Work to complete -
Pictures excluded, return the lines below from the first through the line holding "import plotly.graph_objects as go".

>> BEGIN Data provided

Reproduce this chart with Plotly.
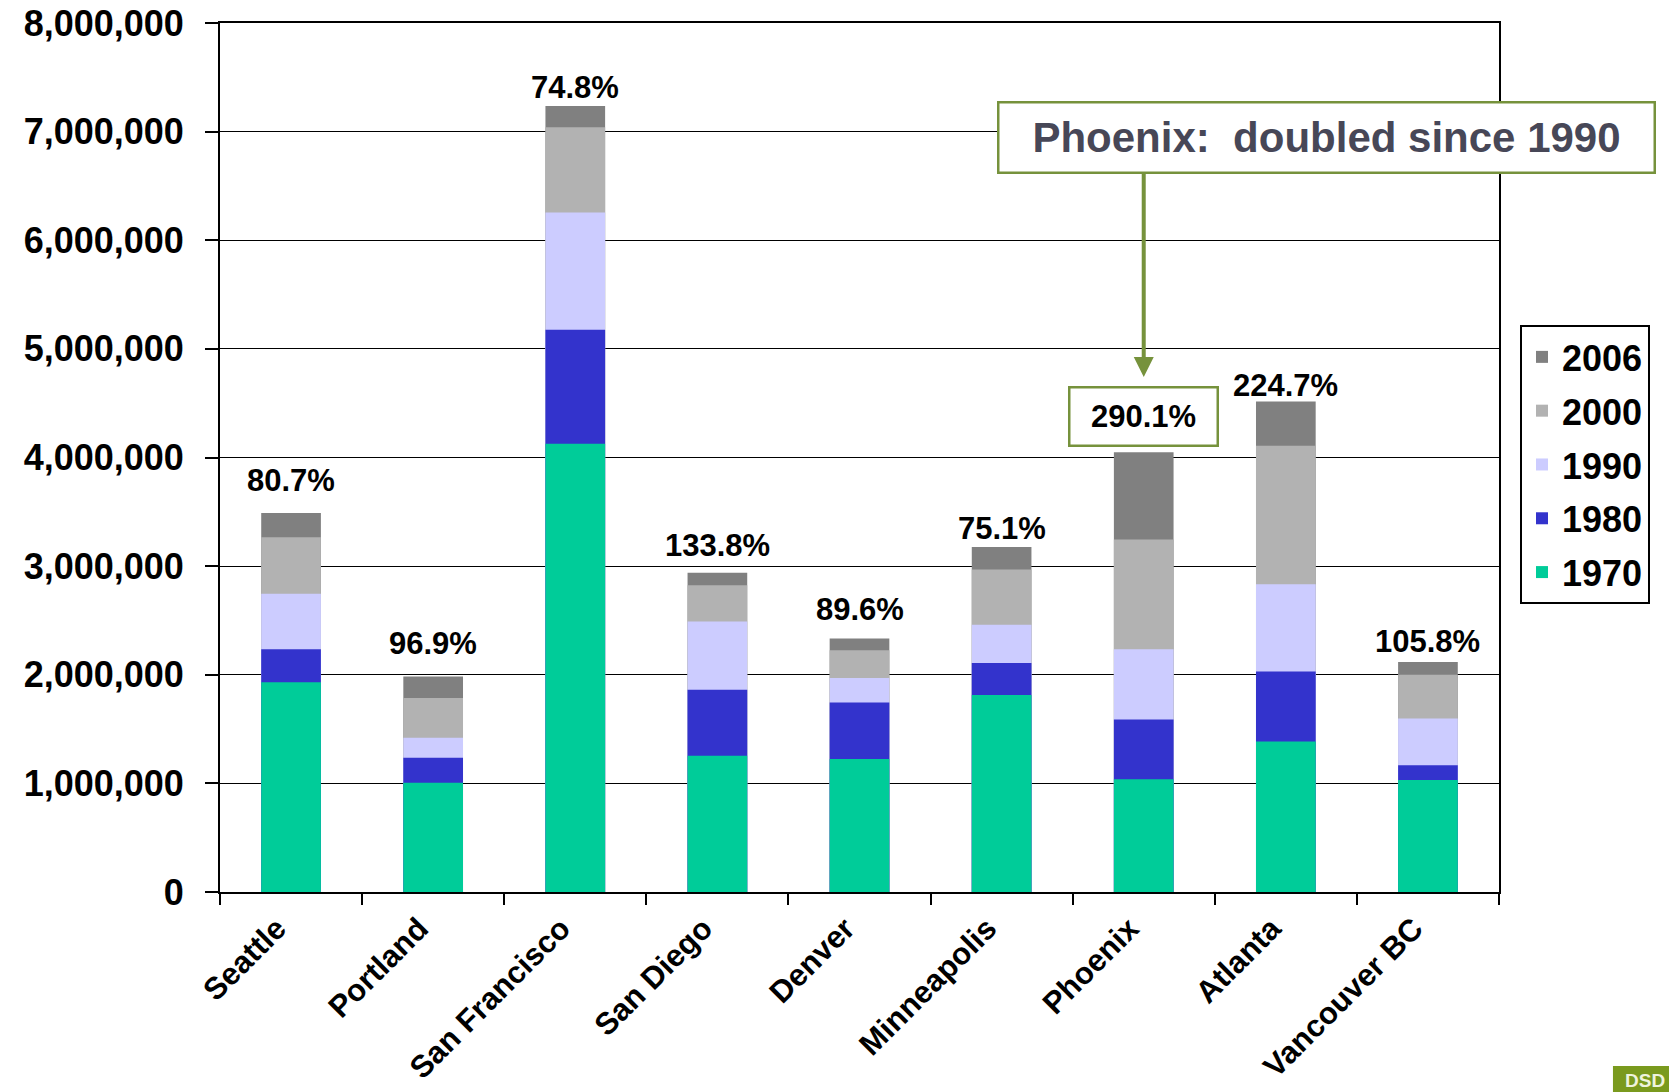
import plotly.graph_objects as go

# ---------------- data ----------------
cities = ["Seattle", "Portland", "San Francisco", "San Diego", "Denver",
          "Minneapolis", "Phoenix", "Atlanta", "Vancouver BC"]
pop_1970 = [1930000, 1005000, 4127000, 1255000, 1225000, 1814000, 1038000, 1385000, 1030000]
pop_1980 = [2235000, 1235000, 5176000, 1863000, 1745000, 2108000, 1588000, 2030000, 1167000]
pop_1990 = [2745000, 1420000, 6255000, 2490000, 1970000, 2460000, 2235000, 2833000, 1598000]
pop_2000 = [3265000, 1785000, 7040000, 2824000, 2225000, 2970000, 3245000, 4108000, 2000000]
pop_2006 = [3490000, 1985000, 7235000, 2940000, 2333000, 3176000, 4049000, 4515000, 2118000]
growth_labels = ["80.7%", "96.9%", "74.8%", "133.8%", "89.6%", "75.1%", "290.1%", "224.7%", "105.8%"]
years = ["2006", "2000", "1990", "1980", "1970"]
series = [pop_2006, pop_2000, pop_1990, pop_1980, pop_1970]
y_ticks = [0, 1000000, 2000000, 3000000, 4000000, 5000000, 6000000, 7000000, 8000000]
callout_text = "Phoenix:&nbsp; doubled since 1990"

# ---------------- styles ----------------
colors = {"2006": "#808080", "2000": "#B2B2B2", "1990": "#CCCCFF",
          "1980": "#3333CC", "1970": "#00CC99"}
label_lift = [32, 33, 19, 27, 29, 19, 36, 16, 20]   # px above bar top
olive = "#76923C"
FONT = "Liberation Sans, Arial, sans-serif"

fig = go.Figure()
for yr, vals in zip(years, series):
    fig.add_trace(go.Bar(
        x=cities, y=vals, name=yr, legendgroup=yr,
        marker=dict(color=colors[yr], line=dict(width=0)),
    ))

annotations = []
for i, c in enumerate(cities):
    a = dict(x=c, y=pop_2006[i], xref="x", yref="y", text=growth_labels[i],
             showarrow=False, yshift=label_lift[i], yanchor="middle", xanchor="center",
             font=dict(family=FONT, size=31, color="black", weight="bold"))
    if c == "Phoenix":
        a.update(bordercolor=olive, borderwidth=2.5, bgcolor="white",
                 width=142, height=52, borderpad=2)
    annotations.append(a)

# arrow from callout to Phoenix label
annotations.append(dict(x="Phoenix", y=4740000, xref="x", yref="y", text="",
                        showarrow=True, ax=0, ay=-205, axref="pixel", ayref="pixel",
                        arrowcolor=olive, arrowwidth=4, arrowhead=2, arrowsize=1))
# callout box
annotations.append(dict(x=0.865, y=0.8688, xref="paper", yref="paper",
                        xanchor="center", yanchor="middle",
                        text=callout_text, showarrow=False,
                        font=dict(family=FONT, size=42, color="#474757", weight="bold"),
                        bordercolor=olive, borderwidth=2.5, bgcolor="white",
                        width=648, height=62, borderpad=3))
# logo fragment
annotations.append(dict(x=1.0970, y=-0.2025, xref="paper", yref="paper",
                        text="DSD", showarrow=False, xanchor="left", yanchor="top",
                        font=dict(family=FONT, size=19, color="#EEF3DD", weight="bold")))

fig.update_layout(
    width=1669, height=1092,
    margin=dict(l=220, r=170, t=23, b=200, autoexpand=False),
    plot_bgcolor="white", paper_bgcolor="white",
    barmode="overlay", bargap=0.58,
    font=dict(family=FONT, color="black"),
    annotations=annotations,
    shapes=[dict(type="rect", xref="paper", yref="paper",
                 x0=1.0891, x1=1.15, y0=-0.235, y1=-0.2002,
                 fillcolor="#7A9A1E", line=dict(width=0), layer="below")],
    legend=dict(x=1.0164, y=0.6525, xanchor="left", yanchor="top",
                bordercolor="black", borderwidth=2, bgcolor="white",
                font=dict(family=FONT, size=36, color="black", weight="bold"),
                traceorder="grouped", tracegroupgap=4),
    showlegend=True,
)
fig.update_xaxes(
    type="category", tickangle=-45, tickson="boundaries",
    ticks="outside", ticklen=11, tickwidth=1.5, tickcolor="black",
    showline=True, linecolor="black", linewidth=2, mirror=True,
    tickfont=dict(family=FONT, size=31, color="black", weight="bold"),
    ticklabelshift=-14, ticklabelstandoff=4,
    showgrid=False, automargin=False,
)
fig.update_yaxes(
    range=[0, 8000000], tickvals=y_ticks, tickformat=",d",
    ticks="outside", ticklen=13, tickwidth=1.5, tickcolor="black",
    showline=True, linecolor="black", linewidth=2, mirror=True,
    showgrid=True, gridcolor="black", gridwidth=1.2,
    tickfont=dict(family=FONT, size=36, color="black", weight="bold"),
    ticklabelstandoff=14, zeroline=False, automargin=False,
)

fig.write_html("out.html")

>> END Data provided

Response below -
Reproduce this chart with Plotly.
import plotly.graph_objects as go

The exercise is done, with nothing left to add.